Rivalries, full fields spice up track finals
May 19, 2012
Each was used to being well in front of the field in each of their races. So when Kubasaki’s Allie Reichenberg and Seoul American’s Amanda Henderson came around the final turn together, they each glanced at each other as if to say, “What is SHE doing there?”
It was April 6, Day 1 of the 9th Mike Petty Memorial Meet at Kubasaki, the girls 3,000-meter final. Once the two runners took stock of the situation, they burst for the finish, a sprint that resembled the 200-meter race to be run the next day.
“That was a great race,” Kubasaki coach Jon Fick recalled. “Allie ran the fastest she’s ever run and it was the first time for Amanda to have somebody breathing on her shoulder.”

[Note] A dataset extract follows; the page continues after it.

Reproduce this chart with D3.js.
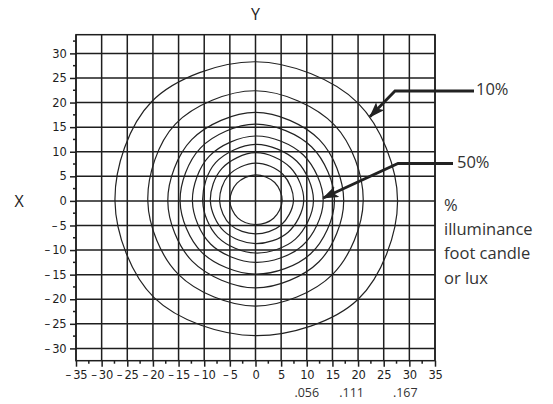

Lightning could strike twice, in the form of a potential Far East meet showdown this week between Okinawa district champion Reichenberg and two-time Far East cross-country champion Henderson.
“I think it’s going to come down to that again,” said Henderson’s coach David Abbott. “It’s going to be exciting, one for the record books.”
It’s also one of several rivalries that several coaches say will add some spark to what they say will be the best Far East meet ever.
A year ago, the season was disrupted by the March 11 earthquake and tsunami. The Petty and Kanto Invitationals were called off as a result. In Korea, bad weather resulted in just one regular-season meet. Teams were left scrambling to see if they could field enough athletes.
“Last year, we were trying to salvage a season,” Nile C. Kinnick coach Al Garrido said. “Now, everybody has full teams. Now, everything’s back to normal. And the rivalries are very good for the sport.”
This year, each district held almost-full seasons except for rain-plagued Kanto. The big-stage meets, the Mike Petty April 6-7 and the Kanto Invitational May 14, revealed some of what might be to come during Far East:
-- Kadena’s Gabe Ahner vs. Zama American’s Roland Cote and Seoul American’s Mecca Perkins, Christian Academy Japan’s Kendra Peterson and Zama’s Christian Garner and Niyah Lewis in the throws.
“It will come down to who’s going to let loose,” Fick said.
Cote has been living “in the shadow” of former Kinnick throwers David de los Santos and Adam Cason, Garrido said. “It’s his time to shine. It’ll be great to see,” he said.
-- Sprinters Rahman Cairnes of Okinawa Christian International, Yokota’s Preston Brooks, Seoul American’s Ty white and Kubasaki’s Jarrett Mitchell in the boys 100 and 200.
“It’s going to be fantastic,” Fick said, while Garrido said he felt Brooks would “hold his own.”
-- Yokota’s Fred Gustafsson and Dustin Kimbrell of Nile C. Kinnick, the only one who kept up with Gustafsson in the 110 and 300 hurdles.
“He’s the real deal,” Fick said of Gustafsson, only the third Pacific athlete ever to run the 110 in under 15 seconds.
“Fred and Dustin have been milliseconds apart every time they race,” Garrido said. “It’s going to be a great race.”
As for which teams stand the best chance of winning, most coaches agreed that American School In Japan boasts the best balance.
“Overall, they’re the strongest as a whole, so many elite athletes,” Fick said, adding that Kinnick and Seoul would challenge in the boys and Kadena, Guam High and Seoul would do the same in the girls.
Whichever way it goes, coaches and athletes are bracing for what they expect to be a great Far East meet. “It’s beyond the imagination the level of competition this year,” Abbott said. Because of last year, “the kids have been saving up for this, and now it’s going to peak.”